With the opening of the John Morrell meat-packing plant in 1909, the establishment of an airbase and a military radio and communications training school in 1942, and the completion of the interstate highways in the early 1960s, Sioux Falls grew at a moderate but steady pace in the early and middle years of the 20th century. During this period, the city's economy was largely centered on the stockyards and the meat packing industry. Sioux Falls was home to one of the largest stockyards in the nation at the time, and the John Morrell plant was by far the largest employer in the city.

Beginning in the late 20th century, Sioux Falls began growing at a considerably faster pace than during previous decades. The economy became more service-based, and word began to spread about the relatively low levels of unemployment and crime. Annexations of adjacent land in Minnehaha County became common. The first annexation of land south of 57th Street from Lincoln County was in 1969 for a municipal water tower. The next annexations from Lincoln County occurred in 1978 when a couple of new subdivisions were added.

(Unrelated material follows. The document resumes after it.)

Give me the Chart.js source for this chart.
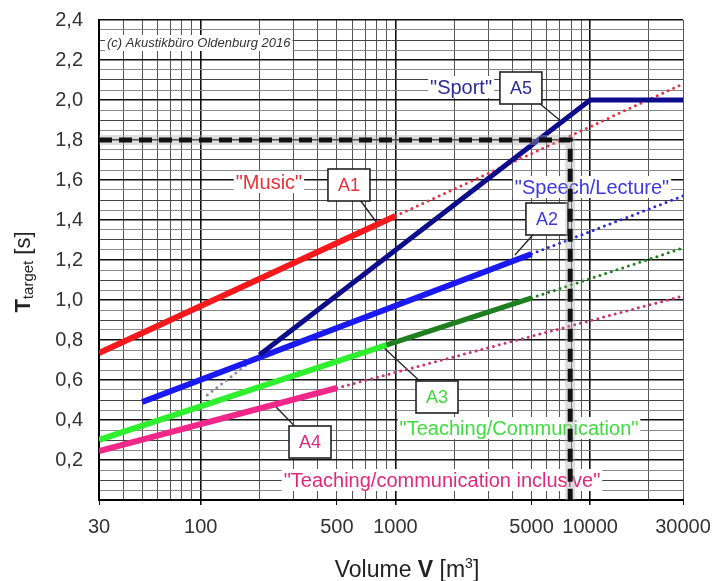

Several large shopping malls opened during the 1970s, and the retail and dining industry began to exert a growing influence on the city's economy. In 1981, Citibank transferred its credit card operations from New York to Sioux Falls to take advantage of recently relaxed state anti-usury laws. Several other financial companies also moved to Sioux Falls or expanded their existing business in the city, resulting in a large present-day banking and financial presence in the city. A third factor contributing to recent growth is the expansion of the local healthcare industry. The two largest hospitals in the city, Sanford Health and Avera Health, are also the two largest present-day employers in the city.